A Love Story
Hester Hill Schnipper, LICSW, OSW-C Program Manager, Oncology Social Work
MAY 31, 2017
It seems that this spring in Boston has been an almost endless chain of gray/wet/cool days. There were two days of almost 100 degree sunshine two weeks ago, and then right back to this damp. Today's offering is an attempt to lighten your mood.
From Delia Ephron in The New York Times, comes this essay about grief and late-in-life love and illness and taking chances. Enjoy.
After 54 Years, We Fell in Love . After Five Months, I Got Leukemia .
I thought it was a romantic comedy. I was wrong about the comedy.
By DELIA EPHRON
I thought I’d fallen into my own romantic comedy.
I write them for a living. My sister Nora and I wrote “You’ve Got Mail,”
among others. How people fall in love is my specialty.
Here is where it begins.
Last August I wrote an essay for this newspaper about trying to disconnect
my late husband’s phone and ending up in Verizon hell. In October, I got an
email from a man who read the piece. A man Nora had fixed me up with when I
was 18 years old, a summer intern she’d met at Newsweek. We’d had three
dates, he wrote.
Now we were 72 years old. We are talking 54 years ago. “We went to a
Columbia football game. There were snow flurries,” Peter told me when I
confessed in my return email to having absolutely no memory of our dates.

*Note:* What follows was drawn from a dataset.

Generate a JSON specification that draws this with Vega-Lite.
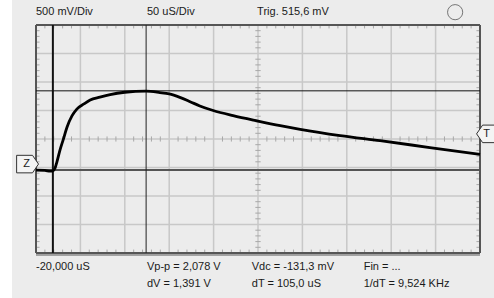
{
  "$schema": "https://vega.github.io/schema/vega-lite/v6.json",
  "width": 444,
  "height": 228,
  "autosize": {"type": "none"},
  "padding": {"left": 36, "top": 25, "right": 14, "bottom": 45},
  "background": "#ECECEC",
  "config": {"view": {"stroke": null}, "axis": {"disable": true}},
  "datasets": {
    "trace": [
      {"t": 0, "v": 2.91}, {"t": 0.2, "v": 2.9}, {"t": 0.32, "v": 2.87}, {"t": 0.38, "v": 2.88},
      {"t": 0.43, "v": 2.98}, {"t": 0.47, "v": 3.19}, {"t": 0.54, "v": 3.61}, {"t": 0.61, "v": 3.96},
      {"t": 0.7, "v": 4.42}, {"t": 0.81, "v": 4.81}, {"t": 0.92, "v": 5.05}, {"t": 1.08, "v": 5.23},
      {"t": 1.22, "v": 5.37}, {"t": 1.44, "v": 5.47}, {"t": 1.67, "v": 5.56}, {"t": 2.0, "v": 5.64},
      {"t": 2.48, "v": 5.68}, {"t": 2.79, "v": 5.63}, {"t": 3.0, "v": 5.58}, {"t": 3.24, "v": 5.46},
      {"t": 3.47, "v": 5.31}, {"t": 3.69, "v": 5.16}, {"t": 3.99, "v": 5.0}, {"t": 4.44, "v": 4.82},
      {"t": 5.0, "v": 4.63}, {"t": 5.5, "v": 4.47}, {"t": 5.95, "v": 4.34}, {"t": 6.85, "v": 4.12},
      {"t": 7.75, "v": 3.94}, {"t": 8.87, "v": 3.7}, {"t": 10.0, "v": 3.46}
    ],
    "xgrid": [{"g": 1}, {"g": 2}, {"g": 3}, {"g": 4}, {"g": 5}, {"g": 6}, {"g": 7}, {"g": 8}, {"g": 9}],
    "ygrid": [{"g": 1}, {"g": 2}, {"g": 3}, {"g": 4}, {"g": 5}, {"g": 6}, {"g": 7}],
    "xticks": [
      {"m": 0.2}, {"m": 0.4}, {"m": 0.6}, {"m": 0.8}, {"m": 1.2}, {"m": 1.4}, {"m": 1.6}, {"m": 1.8},
      {"m": 2.2}, {"m": 2.4}, {"m": 2.6}, {"m": 2.8}, {"m": 3.2}, {"m": 3.4}, {"m": 3.6}, {"m": 3.8},
      {"m": 4.2}, {"m": 4.4}, {"m": 4.6}, {"m": 4.8}, {"m": 5.2}, {"m": 5.4}, {"m": 5.6}, {"m": 5.8},
      {"m": 6.2}, {"m": 6.4}, {"m": 6.6}, {"m": 6.8}, {"m": 7.2}, {"m": 7.4}, {"m": 7.6}, {"m": 7.8},
      {"m": 8.2}, {"m": 8.4}, {"m": 8.6}, {"m": 8.8}, {"m": 9.2}, {"m": 9.4}, {"m": 9.6}, {"m": 9.8}
    ],
    "yticks": [
      {"m": 0.2}, {"m": 0.4}, {"m": 0.6}, {"m": 0.8}, {"m": 1.2}, {"m": 1.4}, {"m": 1.6}, {"m": 1.8},
      {"m": 2.2}, {"m": 2.4}, {"m": 2.6}, {"m": 2.8}, {"m": 3.2}, {"m": 3.4}, {"m": 3.6}, {"m": 3.8},
      {"m": 4.2}, {"m": 4.4}, {"m": 4.6}, {"m": 4.8}, {"m": 5.2}, {"m": 5.4}, {"m": 5.6}, {"m": 5.8},
      {"m": 6.2}, {"m": 6.4}, {"m": 6.6}, {"m": 6.8}, {"m": 7.2}, {"m": 7.4}, {"m": 7.6}, {"m": 7.8}
    ],
    "labels": [
      {"x": 0, "y": 8.44, "text": "500 mV/Div"},
      {"x": 2.5, "y": 8.44, "text": "50 uS/Div"},
      {"x": 4.98, "y": 8.44, "text": "Trig. 515,6 mV"},
      {"x": 0, "y": -0.5, "text": "-20,000 uS"},
      {"x": 2.5, "y": -0.5, "text": "Vp-p = 2,078 V"},
      {"x": 4.86, "y": -0.5, "text": "Vdc = -131,3 mV"},
      {"x": 7.38, "y": -0.5, "text": "Fin = ..."},
      {"x": 2.5, "y": -1.1, "text": "dV = 1,391 V"},
      {"x": 4.86, "y": -1.1, "text": "dT = 105,0 uS"},
      {"x": 7.38, "y": -1.1, "text": "1/dT = 9,524 KHz"}
    ],
    "markers": [
      {"x": -0.19, "y": 3.12, "text": "Z", "side": "left"},
      {"x": 10.17, "y": 4.18, "text": "T", "side": "right"}
    ]
  },
  "layer": [
    {
      "data": {"values": [{"a": -1, "b": -0.54}]},
      "mark": {"type": "rect", "color": "#FFFFFF"},
      "encoding": {
        "x": {"field": "a", "type": "quantitative", "scale": {"domain": [0, 10], "nice": false, "zero": false}},
        "x2": {"field": "b"},
        "y": {"datum": -3, "type": "quantitative", "scale": {"domain": [0, 8], "nice": false, "zero": false}},
        "y2": {"datum": 11}
      }
    },
    {
      "data": {"name": "xgrid"},
      "mark": {"type": "rule", "color": "#C8C8C8", "strokeWidth": 1.5},
      "encoding": {"x": {"field": "g", "type": "quantitative"}}
    },
    {
      "data": {"name": "ygrid"},
      "mark": {"type": "rule", "color": "#C8C8C8", "strokeWidth": 1.5},
      "encoding": {"y": {"field": "g", "type": "quantitative"}}
    },
    {
      "data": {"name": "xticks"},
      "mark": {"type": "rule", "color": "#A8A8A8", "strokeWidth": 1},
      "encoding": {"x": {"field": "m", "type": "quantitative"}, "y": {"datum": 3.91}, "y2": {"datum": 4.09}}
    },
    {
      "data": {"name": "xticks"},
      "mark": {"type": "rule", "color": "#A8A8A8", "strokeWidth": 1},
      "encoding": {"x": {"field": "m", "type": "quantitative"}, "y": {"datum": 0}, "y2": {"datum": 0.12}}
    },
    {
      "data": {"name": "xticks"},
      "mark": {"type": "rule", "color": "#A8A8A8", "strokeWidth": 1},
      "encoding": {"x": {"field": "m", "type": "quantitative"}, "y": {"datum": 7.88}, "y2": {"datum": 8}}
    },
    {
      "data": {"name": "yticks"},
      "mark": {"type": "rule", "color": "#A8A8A8", "strokeWidth": 1},
      "encoding": {"y": {"field": "m", "type": "quantitative"}, "x": {"datum": 4.94}, "x2": {"datum": 5.06}}
    },
    {
      "data": {"name": "yticks"},
      "mark": {"type": "rule", "color": "#A8A8A8", "strokeWidth": 1},
      "encoding": {"y": {"field": "m", "type": "quantitative"}, "x": {"datum": 0}, "x2": {"datum": 0.08}}
    },
    {
      "data": {"name": "yticks"},
      "mark": {"type": "rule", "color": "#A8A8A8", "strokeWidth": 1},
      "encoding": {"y": {"field": "m", "type": "quantitative"}, "x": {"datum": 9.92}, "x2": {"datum": 10}}
    },
    {
      "data": {"values": [{"g": 0}, {"g": 10}]},
      "mark": {"type": "rule", "color": "#555555", "strokeWidth": 2},
      "encoding": {"x": {"field": "g", "type": "quantitative"}}
    },
    {
      "data": {"values": [{"g": 0}, {"g": 8}]},
      "mark": {"type": "rule", "color": "#555555", "strokeWidth": 2},
      "encoding": {"y": {"field": "g", "type": "quantitative"}}
    },
    {
      "data": {"values": [{"g": -0.07}]},
      "mark": {"type": "rule", "color": "#555555", "strokeWidth": 1},
      "encoding": {"y": {"field": "g", "type": "quantitative"}}
    },
    {
      "data": {"values": [{"c": 2.91}]},
      "mark": {"type": "rule", "color": "#555555", "strokeWidth": 2},
      "encoding": {"y": {"field": "c", "type": "quantitative"}}
    },
    {
      "data": {"values": [{"c": 5.69}]},
      "mark": {"type": "rule", "color": "#111111", "strokeWidth": 1},
      "encoding": {"y": {"field": "c", "type": "quantitative"}}
    },
    {
      "data": {"values": [{"c": 0.38}]},
      "mark": {"type": "rule", "color": "#111111", "strokeWidth": 2},
      "encoding": {"x": {"field": "c", "type": "quantitative"}}
    },
    {
      "data": {"values": [{"c": 2.48}]},
      "mark": {"type": "rule", "color": "#222222", "strokeWidth": 1},
      "encoding": {"x": {"field": "c", "type": "quantitative"}}
    },
    {
      "data": {"name": "trace"},
      "mark": {"type": "line", "color": "#000000", "strokeWidth": 2.8, "interpolate": "monotone"},
      "encoding": {"x": {"field": "t", "type": "quantitative"}, "y": {"field": "v", "type": "quantitative"}}
    },
    {
      "data": {"name": "labels"},
      "mark": {"type": "text", "align": "left", "baseline": "middle", "font": "Liberation Sans", "fontSize": 11, "color": "#1A1A1A"},
      "encoding": {"x": {"field": "x", "type": "quantitative"}, "y": {"field": "y", "type": "quantitative"}, "text": {"field": "text"}}
    },
    {
      "data": {"values": [{"x": 9.44, "y": 8.45}]},
      "mark": {"type": "point", "shape": "circle", "size": 230, "filled": false, "color": "#444444", "strokeWidth": 1},
      "encoding": {"x": {"field": "x", "type": "quantitative"}, "y": {"field": "y", "type": "quantitative"}}
    },
    {
      "data": {"name": "markers"},
      "transform": [{"filter": "datum.side == 'left'"}],
      "mark": {"type": "point", "shape": "M-1,-0.8L0.45,-0.8L1,0L0.45,0.8L-1,0.8Z", "size": 480, "filled": true, "fill": "#F4F4F4", "stroke": "#333333", "strokeWidth": 1, "opacity": 1},
      "encoding": {"x": {"field": "x", "type": "quantitative"}, "y": {"field": "y", "type": "quantitative"}}
    },
    {
      "data": {"name": "markers"},
      "transform": [{"filter": "datum.side == 'right'"}],
      "mark": {"type": "point", "shape": "M1,-0.8L-0.45,-0.8L-1,0L-0.45,0.8L1,0.8Z", "size": 480, "filled": true, "fill": "#F4F4F4", "stroke": "#333333", "strokeWidth": 1, "opacity": 1},
      "encoding": {"x": {"field": "x", "type": "quantitative"}, "y": {"field": "y", "type": "quantitative"}}
    },
    {
      "data": {"name": "markers"},
      "mark": {"type": "text", "align": "center", "baseline": "middle", "font": "Liberation Sans", "fontSize": 11, "color": "#222222", "dx": -1},
      "encoding": {"x": {"field": "x", "type": "quantitative"}, "y": {"field": "y", "type": "quantitative"}, "text": {"field": "text"}}
    }
  ]
}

He was now a psychiatrist, a Jungian analyst, living in the Bay Area.
There were confluences. He’d had similar problems — with AT&T — trying
to disconnect his wife’s line after she died. The last trip they took
together had been to Syracuse, Sicily. My most recent novel, “Siracusa,”
was set there. Peter loved it, he told me. He knew the way to a writer’s
heart.
“Do you want to talk further?” he wrote. “Clearly I do.”